A rare, major gubernatorial appointment showing Alaska's journey toward statehood

Russia offered to sell Alaska to the United States in 1859, believing the United States would off-set the designs of Russia’s greatest rival in the Pacific, Great Britain. The looming U.S. Civil War delayed the sale, but after the war, Secretary of State William H. Seward quickly took up a renewed Russian offer, and agreed to a proposal from Russian Minister in Washington, Edouard de Stoeckl, to purchase Alaska for $7.2 million.

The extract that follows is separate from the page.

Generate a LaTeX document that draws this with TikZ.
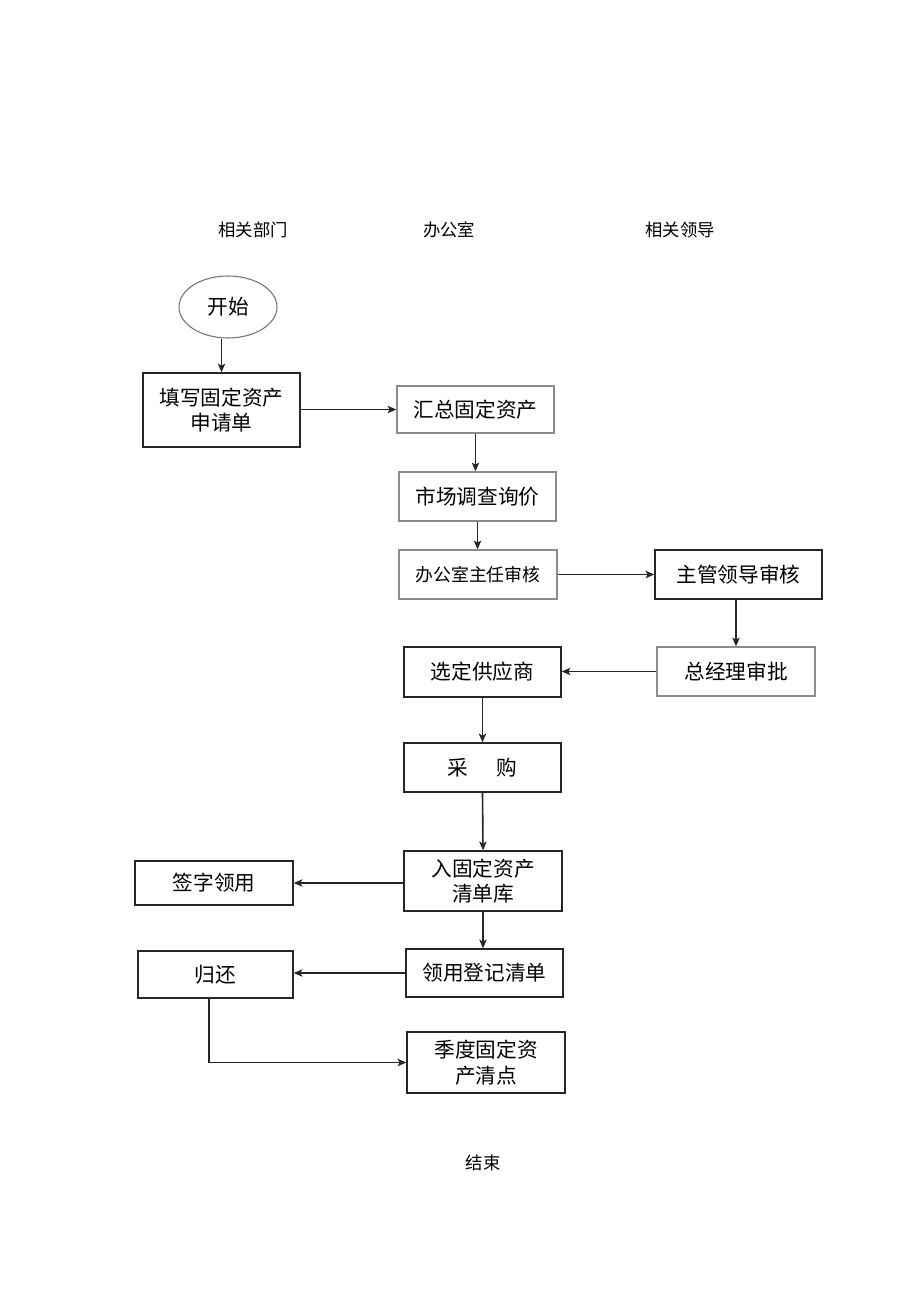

The treaty was signed on March 30, 1867. Reactions to the purchase in the United States were mostly positive, but decidedly mixed, with some opponents calling it “Seward’s Folly”, and many others praising the move for weakening both the UK and Russia as rivals to American commercial expansion in the Pacific region.

The U.S. Senate approved the treaty of purchase on April 9, and President Andrew Johnson signed it on May 28. Alaska was formally transferred to the United States on October 18, 1867.

On May 17, 1884, the Department of Alaska was redesignated the District of Alaska, an incorporated but unorganized territory with a civil government. The governor would now be appointed by the president of the United States.

The final District Governor of the District of Alaska was Walter Clark, who would stay on after Alaska became a territory, so he was also the first Governor of the Territory of Alaska.

Document signed by Taft, May 20, 1909, appointing Walter E. Clark of Connecticut Governor of Alaska from October 1, 1909.

In 1912, Taft signed into law the Second Organic Act, officially transforming Alaska from a federally controlled district into an organized U.S. territory with its own elected legislature and limited self-government.